Brief »
Starting at the first line of the listing below, repeat each line exactly until the line containing "ang_c = np.append(ang, ang[0])", which you include. Leave out pictures.
## start Data records
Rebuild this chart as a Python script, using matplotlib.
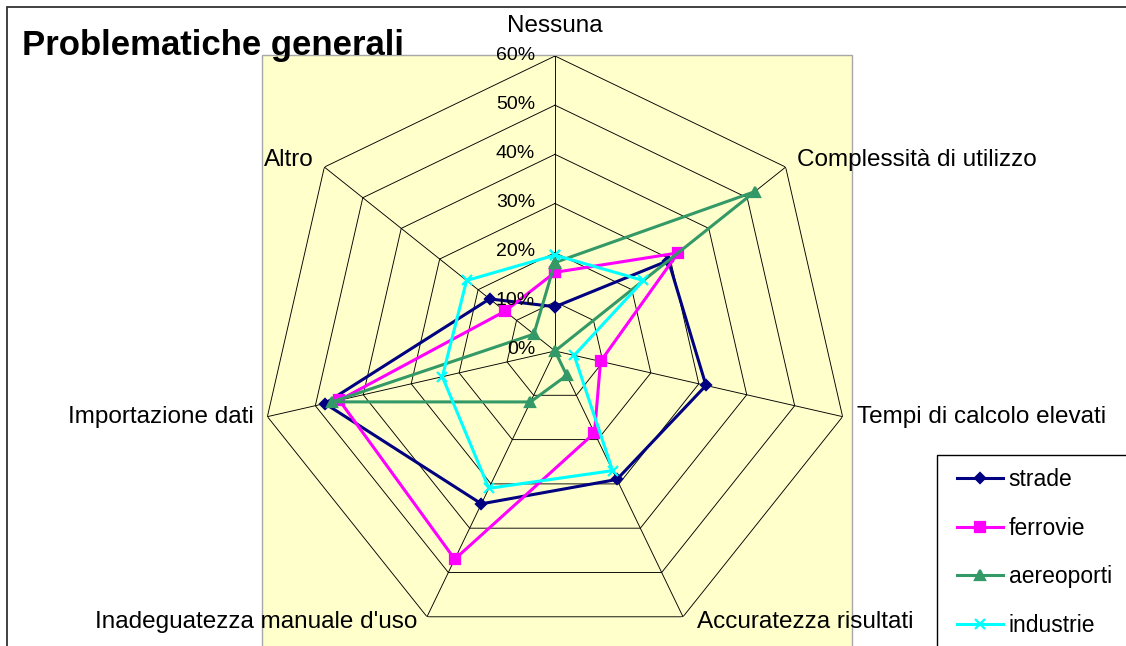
import numpy as np
import matplotlib.pyplot as plt
from matplotlib.patches import Rectangle

plt.rcParams['font.family'] = ['Liberation Sans', 'DejaVu Sans']

# dati
categorie = ['Nessuna', 'Complessità di utilizzo', 'Tempi di calcolo elevati',
             'Accuratezza risultati', "Inadeguatezza manuale d'uso",
             'Importazione dati', 'Altro']
strade = [9, 29.5, 31.5, 29, 34.5, 48, 17]
ferrovie = [16, 32, 9.5, 18.5, 47, 45, 13]
aereoporti = [18, 52, 0, 5.5, 11.5, 46.5, 5.5]
industrie = [19.5, 23, 4, 27, 31, 23.5, 23]
livelli = [0, 10, 20, 30, 40, 50, 60]

W, H = 1126, 646
fig = plt.figure(figsize=(W / 100, H / 100), dpi=100)

# bordo esterno e sfondo giallo dell'area del grafico
fig.patches.append(Rectangle((7 / W, -0.1), 1.2, (H - 7) / H + 0.1, transform=fig.transFigure,
                             fill=False, edgecolor='#333333', lw=1.3, zorder=-2))
fig.patches.append(Rectangle((262 / W, -0.05), 590 / W, (H - 55) / H + 0.05, transform=fig.transFigure,
                             facecolor='#FFFFCC', edgecolor='#A8A8A8', lw=1, zorder=-1))

cx, cy, rad = 555, 351, 295
ax = fig.add_axes([(cx - rad) / W, (H - cy - rad) / H, 2 * rad / W, 2 * rad / H], projection='polar')
ax.set_facecolor('none')
ax.set_theta_zero_location('N')
ax.set_theta_direction(-1)
ax.set_ylim(0, 60)
ax.grid(False)
ax.spines['polar'].set_visible(False)
ax.set_xticks([])
ax.set_yticks([])

n = len(categorie)
ang = np.arange(n) * 2 * np.pi / n
ang_c = np.append(ang, ang[0])

# griglia poligonale
for r in livelli[1:]:
    ax.plot(ang_c, [r] * (n + 1), color='black', lw=0.65, zorder=1)
for a in ang:
    ax.plot([a, a], [0, 60], color='black', lw=0.65, zorder=1)

serie = [
    ('strade', strade, '#000080', 'D', 5.5),
    ('ferrovie', ferrovie, '#FF00FF', 's', 6.5),
    ('aereoporti', aereoporti, '#339966', '^', 7.5),
    ('industrie', industrie, '#00FFFF', 'x', 7.5),
]
for nome, vals, col, mk, ms in serie:
    v = vals + [vals[0]]
    ax.plot(ang_c, v, color=col, lw=2.2, marker=mk, markersize=ms,
            markeredgewidth=1.6, markeredgecolor=col, markerfacecolor=col,
            label=nome, zorder=3, clip_on=False)

for r in livelli:
    ax.annotate(f'{r}%', xy=(0, r), xytext=(-20, 1), textcoords='offset pixels',
                ha='right', va='center', fontsize=14, annotation_clip=False, zorder=4)

offs = [((0, 30), 'center'), ((11, 7), 'left'), ((14, 0), 'left'), ((14, -5), 'left'),
        ((-10, -5), 'right'), ((-14, 0), 'right'), ((-11, 7), 'right')]
for a, lab, (xy, ha) in zip(ang, categorie, offs):
    ax.annotate(lab, xy=(a, 60), xytext=xy, textcoords='offset pixels',
                ha=ha, va='center', fontsize=17.5, annotation_clip=False)

fig.text(22 / W, 1 - 55 / H, 'Problematiche generali', fontsize=25, fontweight='bold',
         ha='left', va='baseline')

# legenda
fig.patches.append(Rectangle((937 / W, -0.1), 0.3, (H - 455) / H + 0.1, transform=fig.transFigure,
                             facecolor='white', edgecolor='black', lw=1, zorder=2))
leg = fig.legend(loc='upper left', bbox_to_anchor=(957 / W, 1 - 468 / H), frameon=False,
                 fontsize=16.5, handlelength=2.0, handletextpad=0.25, labelspacing=1.12,
                 borderpad=0, borderaxespad=0)
leg.set_zorder(5)

fig.savefig('out.png', dpi=100)
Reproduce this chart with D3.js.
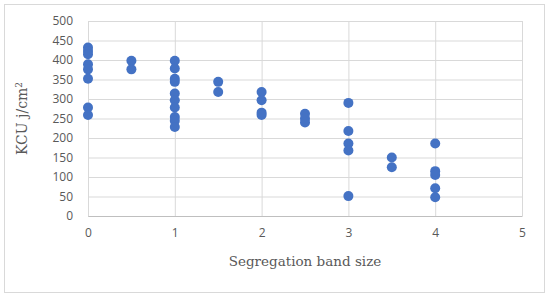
## end Data records
Result of the exercise »
Rebuild this chart as a Python script, using matplotlib.
import numpy as np
import matplotlib.pyplot as plt
from matplotlib.patches import Rectangle

plt.rcParams['font.family'] = ['Liberation Sans', 'DejaVu Sans']

# dati
categorie = ['Nessuna', 'Complessità di utilizzo', 'Tempi di calcolo elevati',
             'Accuratezza risultati', "Inadeguatezza manuale d'uso",
             'Importazione dati', 'Altro']
strade = [9, 29.5, 31.5, 29, 34.5, 48, 17]
ferrovie = [16, 32, 9.5, 18.5, 47, 45, 13]
aereoporti = [18, 52, 0, 5.5, 11.5, 46.5, 5.5]
industrie = [19.5, 23, 4, 27, 31, 23.5, 23]
livelli = [0, 10, 20, 30, 40, 50, 60]

W, H = 1126, 646
fig = plt.figure(figsize=(W / 100, H / 100), dpi=100)

# bordo esterno e sfondo giallo dell'area del grafico
fig.patches.append(Rectangle((7 / W, -0.1), 1.2, (H - 7) / H + 0.1, transform=fig.transFigure,
                             fill=False, edgecolor='#333333', lw=1.3, zorder=-2))
fig.patches.append(Rectangle((262 / W, -0.05), 590 / W, (H - 55) / H + 0.05, transform=fig.transFigure,
                             facecolor='#FFFFCC', edgecolor='#A8A8A8', lw=1, zorder=-1))

cx, cy, rad = 555, 351, 295
ax = fig.add_axes([(cx - rad) / W, (H - cy - rad) / H, 2 * rad / W, 2 * rad / H], projection='polar')
ax.set_facecolor('none')
ax.set_theta_zero_location('N')
ax.set_theta_direction(-1)
ax.set_ylim(0, 60)
ax.grid(False)
ax.spines['polar'].set_visible(False)
ax.set_xticks([])
ax.set_yticks([])

n = len(categorie)
ang = np.arange(n) * 2 * np.pi / n
ang_c = np.append(ang, ang[0])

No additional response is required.